5. La résistance face à l’oppression existentielle

 

5.0.1. Ne nous reste-t-il plus, comme Thoreau, pour ceux et celles qui sont confrontés au sentiment d’aliénation de leur existence, qu’à tenter d’aller vivre dans les bois ?

 

5.1. La résistance face à l’oppression existentielle est un certain être au monde. Elle passe par des exercices existentiels qui permettent à la subjectivité de se renforcer pour pouvoir résister à l’emprise du système de domination instrumental.

 

5.2. Elle est d’abord une résistance de la subjectivité. Cette résistance passe en premier lieu par une capacité à résister à l’aliénation du temps subjectif (Rosa) et de l’attention (Citton).

 

5.3. Elle consiste dans le fait que la pensée et l’action échappent aux logiques de la domination instrumentale. Refuser d’être transformé un homo oeconomicus ou en homo algorithmus…

 

5.4. Elle se caractérise par la capacité de la subjectivité à résister aux logiques purement instrumentales des organisations et à être capable de dissidence face à ces logiques. Il y a un lien profond entre le « courage de la vérité » et l’authenticité existentielle. L’authenticité repose sur la cohérence, entre la vérité de la pensée et de l’action de la subjectivité, dans le monde.

 

Ce que ces logiques organisationnelles provoquent, c’est une dépossession de certaines caractéristiques de la condition existentielle : la liberté de choix, la responsabilité personnelle… Tout cela devrait être abandonné au profit d’un système impersonnel de hiérarchie bureaucratique ou pour l’accumulation du profit pour le profit.

 

Ainsi, par exemple, les ambivalences de notre société, autour de la figure du lanceur d’alerte, sont la marque du conflit entre la logique de la domination de la rationalité instrumentale et une éthique qui se réfère à une conception implicite de la personne humaine .

 

5.5. La philosophie existentielle, comme éducation des adultes, se donne pour objectif de nous aider à résister à l’aliénation de soi par le système de domination de la modernité.

 

Celle-ci se traduit en particulier par la manière dont le système technocapitaliste transforme en marchandise les aspirations de la subjectivité à une existence authentique, sous la forme du développement personnel, en masquant néanmoins les techniques de production de l’emprise. Ainsi, la subjectivité, qui ressent l’aliénation, n’en comprend pas néanmoins les modalités et les techniques de production.

 

De son côté, la philosophie a fait l’erreur de déserter la praxis, pour s’enfermer principalement dans le théoricisme.
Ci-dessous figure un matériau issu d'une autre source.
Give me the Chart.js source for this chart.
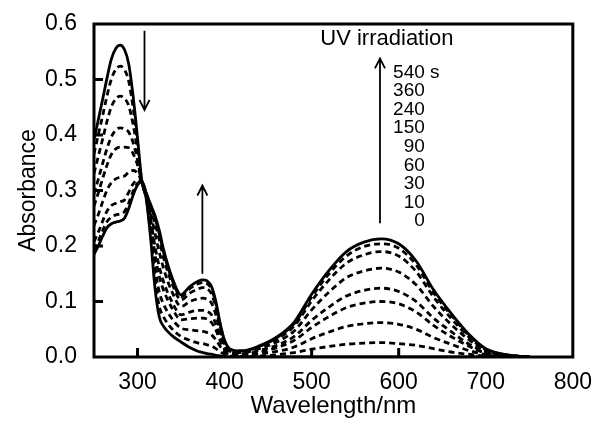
<!DOCTYPE html>
<html>
<head>
<meta charset="utf-8">
<script src="https://cdn.jsdelivr.net/npm/chart.js@4/dist/chart.umd.min.js"></script>
<style>
  html, body { margin: 0; padding: 0; background: #fff; }
</style>
</head>
<body>
<canvas id="uv-vis-graph" width="596" height="421"></canvas>
<script>
/* global Chart */

// wavelength, nm
const wavelength = [250, 255, 260, 265, 270, 275, 280, 285, 290, 295, 300, 305, 310, 315, 320, 325, 330,
  340, 350, 360, 370, 375, 380, 385, 390, 395, 400, 405, 410, 420,
  440, 460, 480, 500, 520, 540, 560, 580, 600, 620, 640, 660, 680, 700, 720, 740, 750];

// irradiation time, s
const times = ['0', '10', '30', '60', '90', '150', '240', '360', '540'];

const abs0 = [.391, .428, .465, .503, .537, .556, .562, .554, .527, .469, .395, .316, .285, .215, .125, .072, .055,
  .038, .027, .017, .010, .008, .006, .005, .003, .002, .001, 0, 0, 0,
  0, 0, 0, 0, 0, 0, 0, 0, 0, 0, 0, 0, 0, 0, 0, 0, 0];
const abs10 = [.366, .401, .435, .471, .501, .518, .524, .518, .496, .448, .385, .316, .286, .222, .141, .091, .072,
  .050, .037, .030, .025, .024, .022, .020, .015, .009, .005, .002, .001, .001,
  .002, .004, .008, .014, .019, .023, .025, .026, .024, .021, .015, .009, .005, .002, .001, 0, 0];
const abs30 = [.331, .362, .393, .425, .451, .465, .470, .466, .452, .418, .370, .316, .288, .232, .163, .117, .095,
  .068, .052, .049, .047, .046, .044, .040, .031, .019, .009, .005, .003, .003,
  .006, .010, .018, .033, .045, .055, .060, .062, .059, .050, .035, .023, .012, .004, .001, 0, 0];
const abs60 = [.294, .321, .349, .376, .397, .409, .413, .411, .405, .386, .355, .316, .290, .243, .186, .145, .120,
  .087, .067, .069, .070, .070, .068, .062, .049, .029, .015, .008, .006, .005,
  .009, .017, .030, .053, .073, .089, .097, .100, .096, .081, .057, .037, .020, .007, .002, 0, 0];
const abs90 = [.272, .296, .322, .346, .365, .375, .378, .378, .377, .366, .346, .316, .291, .250, .200, .163, .135,
  .098, .076, .081, .084, .084, .082, .076, .059, .036, .018, .009, .007, .006,
  .012, .021, .037, .066, .090, .110, .120, .124, .118, .100, .070, .046, .024, .009, .003, .001, 0];
const abs150 = [.237, .257, .280, .301, .314, .321, .324, .326, .333, .336, .331, .316, .293, .260, .223, .189, .159,
  .116, .091, .100, .105, .106, .104, .097, .076, .046, .023, .012, .009, .008,
  .015, .027, .047, .085, .117, .143, .155, .160, .153, .130, .091, .059, .032, .011, .004, .001, 0];
const abs240 = [.208, .225, .245, .263, .273, .277, .280, .283, .297, .312, .319, .316, .294, .268, .241, .211, .178,
  .131, .103, .115, .123, .125, .123, .114, .089, .054, .027, .014, .011, .010,
  .018, .032, .056, .101, .139, .169, .184, .190, .182, .154, .108, .070, .037, .013, .004, .001, 0];
const abs360 = [.193, .209, .228, .244, .252, .256, .258, .262, .278, .299, .313, .316, .295, .273, .250, .222, .188,
  .138, .109, .123, .132, .134, .132, .122, .096, .058, .029, .015, .012, .011,
  .019, .035, .060, .108, .150, .182, .199, .204, .196, .166, .116, .076, .040, .014, .005, .001, 0];
const abs540 = [.185, .200, .218, .233, .240, .243, .245, .250, .268, .292, .310, .316, .295, .275, .255, .228, .193,
  .142, .112, .127, .137, .139, .137, .127, .100, .060, .030, .016, .012, .011,
  .020, .036, .063, .113, .156, .190, .207, .213, .204, .173, .121, .079, .042, .015, .005, .001, 0];

const spectra = [abs0, abs10, abs30, abs60, abs90, abs150, abs240, abs360, abs540];

const xTicks = [300, 400, 500, 600, 700, 800];
const yTicks = [0, 0.1, 0.2, 0.3, 0.4, 0.5, 0.6];

(() => {
  const family = '"Liberation Sans", Arial, sans-serif';

  // arrows: wavelength, from -> to (absorbance)
  const arrows = [
    { nm: 308, from: 0.588, to: 0.445 },
    { nm: 374.5, from: 0.150, to: 0.309 },
    { nm: 578.5, from: 0.241, to: 0.538 }
  ];

  const datasets = spectra.map((s, i) => {
    const solid = i === 0 || i === spectra.length - 1;
    return {
      label: times[i] + ' s',
      data: s.map((v, j) => ({ x: wavelength[j], y: v })),
      borderColor: '#000',
      borderWidth: 2.8,
      borderDash: solid ? [] : [6, 4],
      pointRadius: 0,
      fill: false,
      cubicInterpolationMode: 'monotone'
    };
  });

  const decor = {
    id: 'decor',
    afterDatasetsDraw(chart) {
      const { ctx, chartArea: a, scales: { x, y } } = chart;
      ctx.save();
      ctx.strokeStyle = '#000';
      ctx.fillStyle = '#000';

      // inward ticks
      ctx.lineWidth = 3;
      ctx.beginPath();
      yTicks.slice(1, -1).forEach(v => {
        const py = y.getPixelForValue(v);
        ctx.moveTo(a.left, py);
        ctx.lineTo(a.left + 9, py);
      });
      xTicks.slice(0, -1).forEach(v => {
        const px = x.getPixelForValue(v);
        ctx.moveTo(px, a.bottom);
        ctx.lineTo(px, a.bottom - 9);
      });
      ctx.stroke();

      // frame
      ctx.strokeRect(a.left, a.top, a.right - a.left, a.bottom - a.top);

      // arrows
      ctx.lineWidth = 1.8;
      arrows.forEach(ar => {
        const px = x.getPixelForValue(ar.nm);
        const y1 = y.getPixelForValue(ar.from);
        const y2 = y.getPixelForValue(ar.to);
        const dir = y2 > y1 ? -1 : 1;
        ctx.beginPath();
        ctx.moveTo(px, y1);
        ctx.lineTo(px, y2);
        ctx.moveTo(px - 5, y2 + dir * 10);
        ctx.lineTo(px, y2);
        ctx.lineTo(px + 5, y2 + dir * 10);
        ctx.stroke();
      });

      // labels
      ctx.textBaseline = 'middle';
      ctx.textAlign = 'center';
      ctx.font = '22px ' + family;
      ctx.fillText('UV irradiation', x.getPixelForValue(586.5), y.getPixelForValue(0.573));

      ctx.font = '19px ' + family;
      const lx = x.getPixelForValue(630);
      const ly = y.getPixelForValue(0.513);
      times.slice().reverse().forEach((t, i) => {
        const py = ly + i * 18.6;
        ctx.textAlign = 'right';
        ctx.fillText(t, lx, py);
        if (i === 0) {
          ctx.textAlign = 'left';
          ctx.fillText(' s', lx, py);
        }
      });
      ctx.restore();
    }
  };

  new Chart('uv-vis-graph', {
    type: 'line',
    data: { datasets },
    options: {
      responsive: false,
      animation: false,
      devicePixelRatio: 1,
      layout: { padding: { top: 24, right: 23, left: 0, bottom: 0 } },
      plugins: { legend: { display: false }, tooltip: { enabled: false } },
      scales: {
        x: {
          type: 'linear',
          min: 250,
          max: 800,
          afterBuildTicks: s => { s.ticks = xTicks.map(v => ({ value: v })); },
          afterFit: s => { s.height = 64; },
          grid: { display: false },
          border: { display: false },
          ticks: { color: '#000', font: { size: 23, family }, padding: 4, maxRotation: 0 },
          title: { display: true, text: 'Wavelength/nm', color: '#000', font: { size: 24, family }, padding: { top: 0, bottom: 0 } }
        },
        y: {
          min: 0,
          max: 0.6,
          afterBuildTicks: s => { s.ticks = yTicks.map(v => ({ value: v })); },
          afterFit: s => { s.width = 94; },
          grid: { display: false },
          border: { display: false },
          ticks: { color: '#000', font: { size: 23, family }, padding: 9, callback: v => v.toFixed(1) },
          title: { display: true, text: 'Absorbance', color: '#000', font: { size: 23, family }, padding: { top: 15, bottom: 0 } }
        }
      }
    },
    plugins: [decor]
  });
})();
</script>
</body>
</html>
Il est plus facile en effet d’être jugé sur son discours, sur les belles paroles, que sur sur sa manière d’être et son action dans le monde. Une philosophie de l’éducation devrait être tournée vers la praxis. Mais les philosophes ne sont pas les derniers à se perdre dans le carriérisme et certains y compris dans un carriérisme médiatique.

 

 

Notions : Existentiel. Conditions sociales et naturelles. Subjectivité. Angoisse. Authenticité. Sentiment d’aliénation. Réification. Courage de la vérité. Libération. Capitalisme. Domination de la rationalité instrumentale.

 

Ref :

Marc-Aurèle, Sénèque, Epictete

Weber, Marx, Théorie Critique.

Simone Weil, Jacques Ellul, Lewis Mumford

Jaspers, Sartre, Beauvoir, Fanon, Freire.

Irvin Yalom, Victor Frankel, Rollo May.